It was hard to not notice the symbolism or statement about two teams in a Champions League final that are owned by entities so rich as to be unbothered by The Super League. PSG never joined, and Manchester City were the first ones out after joining with not much more than a shrug. But that’s to be studied at a different time.
What this semifinal was for sure was a meeting of two super clubs still lacking the validation of a European Cup. While City have lorded over the Premier League for most of the decade now, and PSG crashing the penthouse of European elite about the same time, both of their reigns have felt just a touch empty, especially to them. Both have craved a Champions League victory to seal their place among the game’s elite, and perhaps a thumb in the eye of the old money clubs that for so long sought to keep them out of the secret society. City hired Pep Guardiola for this specific task, and PSG have cycled through several managers with the hope that the next one will provide them the fix they’ve always chased.
It’ll be City who get the chance to graduate from the ranks of the uncrowned this year, as they simply smothered PSG for three-quarters of the semifinal to run out 4-1 winners on aggregate. It might not have been that close. And PSG will spend the summer wondering how it might have been different if they’d just had the backbone that Guardiola has instilled in City.
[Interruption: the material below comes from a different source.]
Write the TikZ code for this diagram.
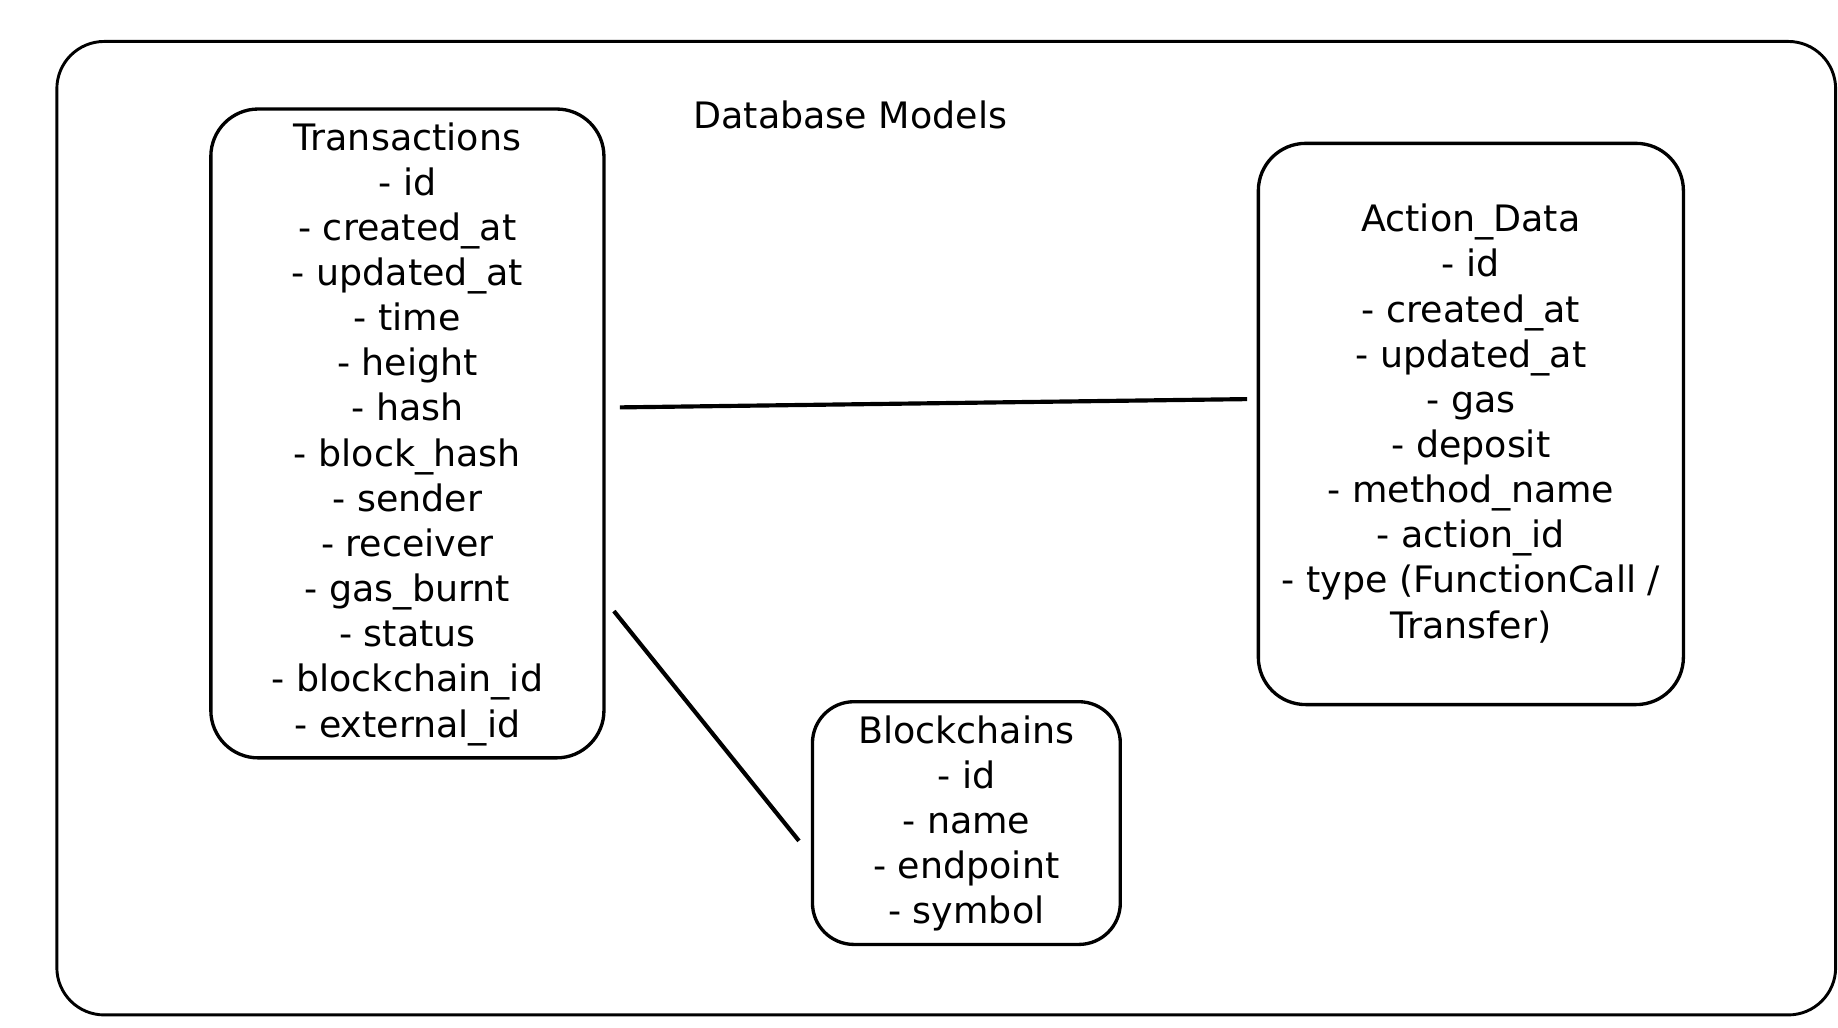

Because after 45 minutes last week, it was PSG who looked the swaggier. They were far better than City, and then took a 1-0 lead into half and probably should have had one or two more goals. And that’s where it stopped. PSG just wanted to defend and hold to that one goal and more importantly not concede an away goal. PSG might have thought they were built for that after last year’s run to the final. But holding out Atalanta and RB Leipzig after the restart in a neutral venue for one game in August is a little different than trying to do that to the best team in the world (and that’s no longer up for any debate, if it ever was,) over two legs.
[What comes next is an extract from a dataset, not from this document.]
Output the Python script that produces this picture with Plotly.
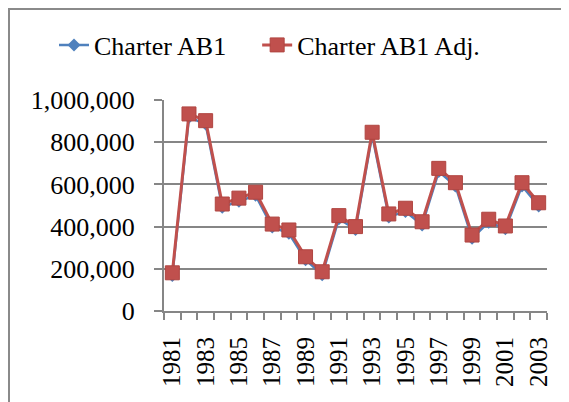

PSG never looked comfortable trying to defend and counter, as both take some steel and confidence. It’s not just about the belief to defend against a mesmerizing array of attacking talent, and following runners and the discipline to know when to go for the ball and when to not. It’s the belief that you can play through the press of City trying to win the ball back, that you can take the extra beat to open them up and have all the space in the world to counter in and not give the ball away.
PSG couldn’t do either. Kylian Mbappe barely had a touch, Neymar couldn’t navigate the swarm of City pressers, Angel Di Maria disappeared. PSG eventually surrendered two goals, and ended proceedings in Paris with Idrissa Gueye picking up a petulant, reckless, stupid, and selfish red card.
For the return leg today, City were only too happy to show PSG where they’d gone wrong, and what they couldn’t do. Guardiola may never get full credit for the masterful manager that he is, given the resources he has. But his transformation of this City team into Troy’s walls to combat the overpacked schedule is nothing short of genius. City are more than happy to defend, to repel whatever PSG had to throw at them. They aren’t afraid of not having the ball. You only need to see the way their defenders celebrated blocked shots as if they were goals to know.
And City have never lacked the courage to play through a press, which is how they opened up PSG like a can of tuna to score their opener. City never shirked the challenge. Shorn of Mbappe through injury, Neymar was again swamped, Di Maria disappeared, and Mauro Icardi a non-entity. It was the soccer version of big brother keeping his hand on little brother’s forehead while little brother’s too short arms flailed. City was almost never threatened.
And PSG ended proceedings with Angel Di Maria picking up a petulant, reckless, selfish, and stupid red card (which sadly resulted in some pretty bigoted commentary from CBS analyst Jim Beglin which he had to apologize for on-air not 10 minutes later).
PSG perhaps should have learned their lesson from the quarterfinal, when they didn’t so much defend brilliantly as benefit from Robert Lewandowski being hurt and Bayern Munich only having inflatable car companions as replacements. City has no such problems.
There has always been a sense around PSG that they’re an expensive collection of great players, but not a cohesive unit. Guardiola and City showed them what that would look like.